Kommissionsbericht zeigte Probleme schon 2011
Ihre Behauptung, die EU hänge bei der Emissionskontrolle völlig von den Überwachungsbehörden der Mitgliedsstaaten ab, und die EU-Kommission habe nicht gewusst, dass die Automobilindustrie die Spielräume der völlig realitätsfernen Labortests nutzt, um den wahren Ausstoß von CO2 und Stickoxiden im Alltagsbetrieb zu kaschieren, entspricht nämlich nicht den Tatsachen.

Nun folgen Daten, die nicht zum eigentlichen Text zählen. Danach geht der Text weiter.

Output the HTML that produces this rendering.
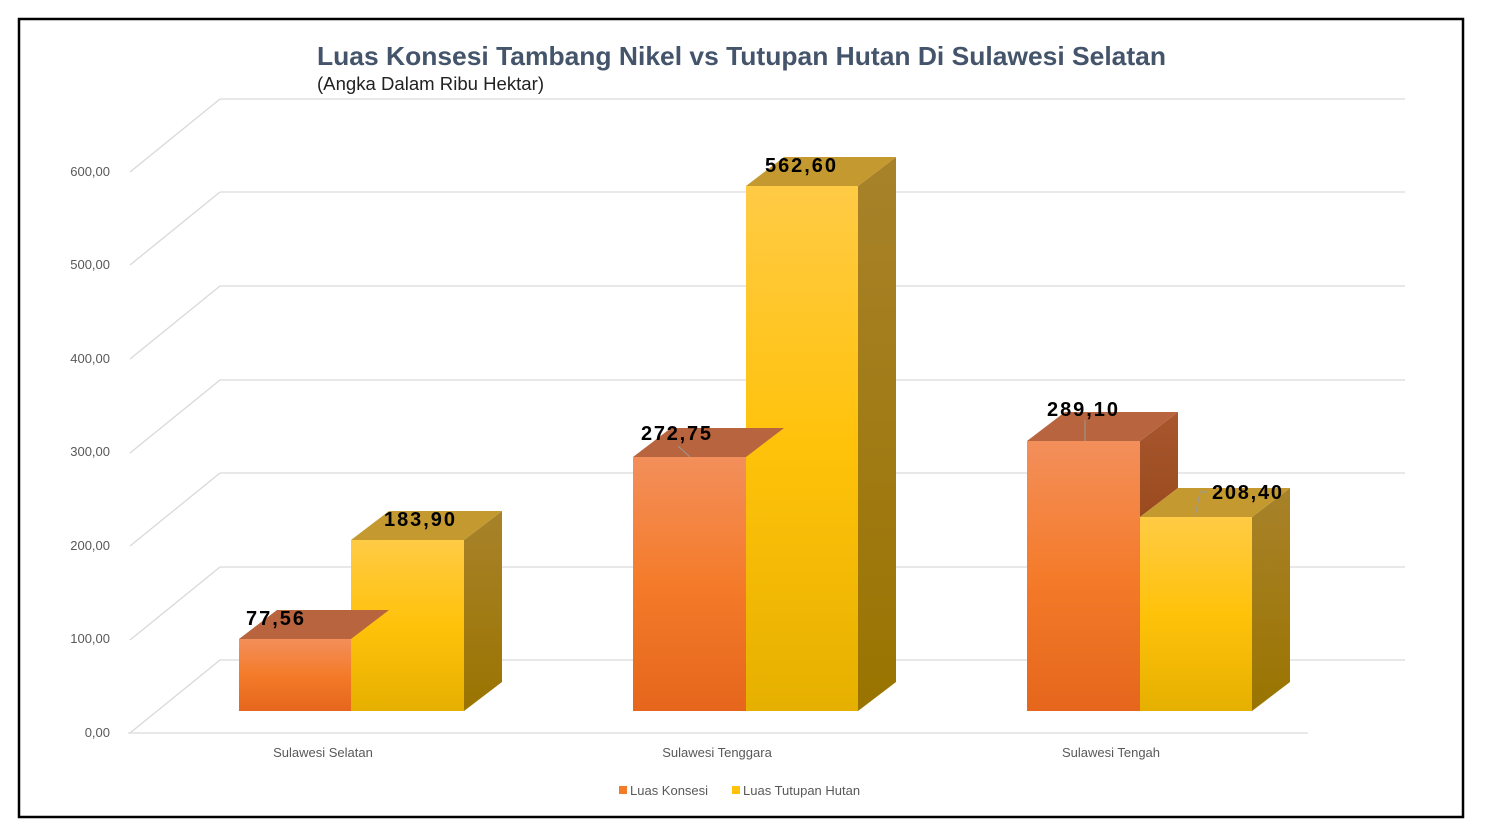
<!DOCTYPE html>
<html><head><meta charset="utf-8"><style>
html,body{margin:0;padding:0;background:#fff;width:1490px;height:838px;overflow:hidden}
text{font-family:"Liberation Sans",Arial,sans-serif}
</style></head><body>
<svg width="1490" height="838" viewBox="0 0 1490 838" xmlns="http://www.w3.org/2000/svg">
<defs>
<linearGradient id="of" x1="0" y1="0" x2="0" y2="1"><stop offset="0" stop-color="#F38F5B"/><stop offset="0.5" stop-color="#F47B2A"/><stop offset="1" stop-color="#E5661C"/></linearGradient>
<linearGradient id="yf" x1="0" y1="0" x2="0" y2="1"><stop offset="0" stop-color="#FFCB45"/><stop offset="0.5" stop-color="#FFC20A"/><stop offset="1" stop-color="#E6B000"/></linearGradient>
<linearGradient id="os" x1="0" y1="0" x2="0" y2="1"><stop offset="0" stop-color="#A8562E"/><stop offset="1" stop-color="#9A4B1E"/></linearGradient>
<linearGradient id="ys" x1="0" y1="0" x2="0" y2="1"><stop offset="0" stop-color="#A8822A"/><stop offset="1" stop-color="#9A7400"/></linearGradient>
</defs>
<rect x="19" y="19" width="1444" height="798" fill="#fff" stroke="#000" stroke-width="2.5"/>
<text x="317" y="65" font-size="26" font-weight="bold" fill="#44546A" textLength="849" lengthAdjust="spacingAndGlyphs">Luas Konsesi Tambang Nikel vs Tutupan Hutan Di Sulawesi Selatan</text>
<text x="317" y="90" font-size="18" fill="#222" textLength="227" lengthAdjust="spacingAndGlyphs">(Angka Dalam Ribu Hektar)</text>
<g stroke="#D9D9D9" stroke-width="1.3" fill="none">
<path d="M220 99H1405M220 192H1405M220 286H1405M220 380H1405M220 473H1405M220 567H1405M220 660H1405"/>
<path d="M220 99L130 172M220 192L130 265M220 286L130 359M220 380L130 453M220 473L130 546M220 567L130 640M220 660L130 733"/>
<path d="M128 733H1308"/>
</g>
<g font-size="13" fill="#595959" text-anchor="end">
<text x="110" y="176">600,00</text><text x="110" y="269">500,00</text><text x="110" y="363">400,00</text><text x="110" y="456">300,00</text><text x="110" y="550">200,00</text><text x="110" y="643">100,00</text><text x="110" y="737">0,00</text>
</g>
<g>
<polygon points="464,540 502,511 502,682 464,711" fill="url(#ys)"/>
<polygon points="351,540 389,511 502,511 464,540" fill="#C49A30"/>
<rect x="351" y="540" width="113" height="171" fill="url(#yf)"/>
<polygon points="239,639 277,610 389,610 351,639" fill="#B8643E"/>
<rect x="239" y="639" width="112" height="72" fill="url(#of)"/>
<polygon points="858,186 896,157 896,682 858,711" fill="url(#ys)"/>
<polygon points="746,186 784,157 896,157 858,186" fill="#C49A30"/>
<rect x="746" y="186" width="112" height="525" fill="url(#yf)"/>
<polygon points="633,457 671,428 784,428 746,457" fill="#B8643E"/>
<rect x="633" y="457" width="113" height="254" fill="url(#of)"/>
<polygon points="1140,441 1178,412 1178,488 1140,517" fill="url(#os)"/>
<polygon points="1027,441 1065,412 1178,412 1140,441" fill="#B8643E"/>
<rect x="1027" y="441" width="113" height="270" fill="url(#of)"/>
<polygon points="1252,517 1290,488 1290,682 1252,711" fill="url(#ys)"/>
<polygon points="1140,517 1178,488 1290,488 1252,517" fill="#C49A30"/>
<rect x="1140" y="517" width="112" height="194" fill="url(#yf)"/>
</g>
<g stroke="#999" stroke-width="1" fill="none">
<path d="M678 446L690 457M1085 420L1085 441M1208 492L1200 492L1195 517"/>
</g>
<g font-size="20" font-weight="bold" fill="#000" lengthAdjust="spacingAndGlyphs">
<text x="246" y="625" textLength="58">77,56</text><text x="384" y="526" textLength="71">183,90</text>
<text x="641" y="440" textLength="70">272,75</text><text x="765" y="172" textLength="71">562,60</text>
<text x="1047" y="416" textLength="71">289,10</text><text x="1212" y="499" textLength="70">208,40</text>
</g>
<g font-size="13" fill="#595959" text-anchor="middle">
<text x="323" y="757">Sulawesi Selatan</text><text x="717" y="757">Sulawesi Tenggara</text><text x="1111" y="757">Sulawesi Tengah</text>
</g>
<rect x="619" y="786" width="8" height="8" fill="#F47B2A"/>
<text x="630" y="795" font-size="13" fill="#595959">Luas Konsesi</text>
<rect x="732" y="786" width="8" height="8" fill="#FFC20A"/>
<text x="743" y="795" font-size="13" fill="#595959">Luas Tutupan Hutan</text>
</svg>
</body></html>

Der niederländische EU-Parlamentarier Bas Eickhout hielt der Industriekommissarin einen vier Jahre alten Bericht der kommissionseigenen Forschungsstelle vor. Dieser Bericht zeigte bereits 2011, dass die faktischen Stickoxid-Emissionen nicht nur die Laborwerte um bis zu 400 Prozent überschritten, sondern auch die erlaubten Grenzwerte um das bis zu 14-fache.
Den ab 2020 verschärften Grenzwerten für den Ausstoß von Klimaschadstoffen und Stickoxiden hat die Autoindustrie auf der Grundlage der geschönten Emissionsergebnisse im Labortest zugestimmt. Wenn diese strengeren Abgasgrenzwerte nicht mehr durch die Hintertür der Labortests abgeschwächt werden können, haben Europas Autoproduzenten ein Problem.
Grenzwerte sollen auch bei neuer Testmethode gelten
Doch EU-Kommissarin Bienkowska besteht darauf, dass die neuen Grenzwerte auch dann gelten, wenn sich die Testbedingungen ändern und in Zukunft die Ergebnisse des sogenannten Real-Driving-Emission-Tests gelten, also der Schadstoffkontrolle im ganz realen Straßenverkehr. Zwar will die EU-Kommission der Autoindustrie einen vorübergehenden Toleranzspielraum gewähren. Doch die Autoindustrie fordert erlaubte Grenzwert-Abweichungen von mehr als 60 Prozent - und dazu ist Bienkowska nicht bereit. So schnell wie möglich müsse man die maximal erlaubten Abweichungen jetzt festlegen, fordert die EU-Kommissarin.
Sollte sich Bienkowska heute nicht gegenüber den Experten aus den EU-Verkehrsministerien durchsetzen, müssen später die Verkehrsminister entscheiden. Dann kommt es zu einer politischen Auseinandersetzung zwischen den Autoländern Deutschland, Frankreich , Italien und Spanien und der EU-Kommission.